In August ballots go out for a partial election, by mail, of members of the Board of Directors on the New York State Nurses Association. The dominant management team is closely contested by a full opposition slate running as Nurses for a Better NYSNA. A contested election is nothing new; the opposition has run before, with a measure of success. What is unusual, this time, is the quality of campaigning. The roles of establishment and opposition seem to be reversed.
The opposition, union-oriented experienced bedside nurses, some with a long record of rank-and-file leadership, have been running a restrained, almost subdued, election campaign. They criticize the NYSNA management of behaving like authoritarian corporate officials who restrict information to "a chosen few" and base their actions "on 'policies' that neither elected leaders nor rank and file members have access to." And, in fact, NYSNA is part union and part corporation. Because it is the collective bargaining representative for some 34,000 staff nurses, it is a labor organization as defined by the LMRDA. But it is also a corporation under state law (a status which gives its Board of Directors expansive powers) and it accepts management representatives as full members.
A website that supports the current management slate has been conducting a screeching campaign that occasionally borders on hysteria. It flails out with vitriolic personal attacks on each member of the opposition slate. Out of the blue, apparently irrelevantly, it launches a personal assault against Pat Kane, who is not a candidates for any office. Kane, one of the outspoken leaders of the opposition, is actually a current member of the NYSNA Board of Directors. Although the website is obviously inspired by the management team, its sponsors remain anonymous. No one takes public responsibility for its contents.
The management team has good cause to be nervous, which surely accounts for its being thrown off balance and for the note of desperation in its propaganda.
Of the 13 members of the current NYSNA Board of Directors, four who had been elected in earlier elections support the opposition. The directors' terms of office are staggered. In this election, only six come up for reelection: vice president, secretary and four at large. Ann Bove', an opposition at-large candidate, is now an incumbent director (facing an official investigation that could lead to disciplinary charges against her, she has retrained a defense attorney).

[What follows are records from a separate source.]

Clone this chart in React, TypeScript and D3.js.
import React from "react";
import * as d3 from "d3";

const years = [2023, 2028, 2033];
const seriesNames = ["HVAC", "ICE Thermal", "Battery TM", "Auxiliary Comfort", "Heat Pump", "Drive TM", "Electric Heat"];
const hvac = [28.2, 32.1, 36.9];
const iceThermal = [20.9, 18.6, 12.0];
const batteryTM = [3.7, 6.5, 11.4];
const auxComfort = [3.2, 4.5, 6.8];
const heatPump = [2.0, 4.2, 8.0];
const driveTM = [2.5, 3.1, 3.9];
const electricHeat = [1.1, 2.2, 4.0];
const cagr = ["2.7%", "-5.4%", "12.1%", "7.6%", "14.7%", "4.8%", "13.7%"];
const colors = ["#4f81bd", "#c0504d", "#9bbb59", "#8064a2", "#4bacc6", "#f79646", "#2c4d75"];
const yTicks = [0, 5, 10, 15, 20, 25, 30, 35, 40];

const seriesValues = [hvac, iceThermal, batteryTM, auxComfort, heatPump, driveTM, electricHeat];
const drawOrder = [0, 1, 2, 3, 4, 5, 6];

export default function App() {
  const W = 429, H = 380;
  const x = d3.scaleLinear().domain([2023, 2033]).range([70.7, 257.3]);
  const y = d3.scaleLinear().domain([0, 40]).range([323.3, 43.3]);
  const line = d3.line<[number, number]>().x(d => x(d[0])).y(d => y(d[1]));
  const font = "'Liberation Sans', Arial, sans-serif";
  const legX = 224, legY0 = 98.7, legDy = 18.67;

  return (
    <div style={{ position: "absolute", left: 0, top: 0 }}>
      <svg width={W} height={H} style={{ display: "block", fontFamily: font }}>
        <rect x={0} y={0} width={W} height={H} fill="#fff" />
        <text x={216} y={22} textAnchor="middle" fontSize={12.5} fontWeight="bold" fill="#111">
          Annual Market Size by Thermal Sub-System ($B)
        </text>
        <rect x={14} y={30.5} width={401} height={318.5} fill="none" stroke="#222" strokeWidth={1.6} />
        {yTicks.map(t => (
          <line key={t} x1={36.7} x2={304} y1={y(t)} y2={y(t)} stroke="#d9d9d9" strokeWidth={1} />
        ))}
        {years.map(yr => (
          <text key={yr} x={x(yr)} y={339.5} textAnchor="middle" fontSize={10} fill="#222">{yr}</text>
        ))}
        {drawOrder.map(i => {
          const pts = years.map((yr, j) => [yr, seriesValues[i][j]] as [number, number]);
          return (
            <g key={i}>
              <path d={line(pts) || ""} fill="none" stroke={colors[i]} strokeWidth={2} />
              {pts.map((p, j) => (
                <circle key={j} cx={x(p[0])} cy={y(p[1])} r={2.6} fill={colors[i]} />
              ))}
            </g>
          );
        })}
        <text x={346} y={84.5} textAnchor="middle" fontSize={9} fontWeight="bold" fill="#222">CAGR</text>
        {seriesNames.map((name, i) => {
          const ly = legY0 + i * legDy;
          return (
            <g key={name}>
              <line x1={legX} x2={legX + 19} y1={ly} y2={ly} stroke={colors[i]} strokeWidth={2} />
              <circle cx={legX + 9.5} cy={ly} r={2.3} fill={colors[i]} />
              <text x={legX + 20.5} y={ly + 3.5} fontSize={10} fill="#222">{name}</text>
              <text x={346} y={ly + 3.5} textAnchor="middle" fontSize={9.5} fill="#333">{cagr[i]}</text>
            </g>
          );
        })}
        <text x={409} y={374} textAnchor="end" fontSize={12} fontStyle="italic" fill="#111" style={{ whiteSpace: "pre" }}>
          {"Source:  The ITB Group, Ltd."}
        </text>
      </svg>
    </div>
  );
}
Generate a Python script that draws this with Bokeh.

On the eve of the election, management abruptly faced an formidable challenge from a new group: NY Nurses Coalition. Its formation was provoked by the discharge of Sonia Echevarria, a popular nursing rep, by the NYSNA CEO in April this year. The group and its website originated as a protest against the firing but soon expanded its concern to charge the NYSNA management with highhanded administration of association affairs. At first, unaware of the existence of an opposition slate, it endorsed a single independent candidate for Board of Directors. But once it learned of the earlier opposition, it endorsed its full slate. The opposition ticket is headed by Judy Sheridan Gonzalez, its candidate for vice president.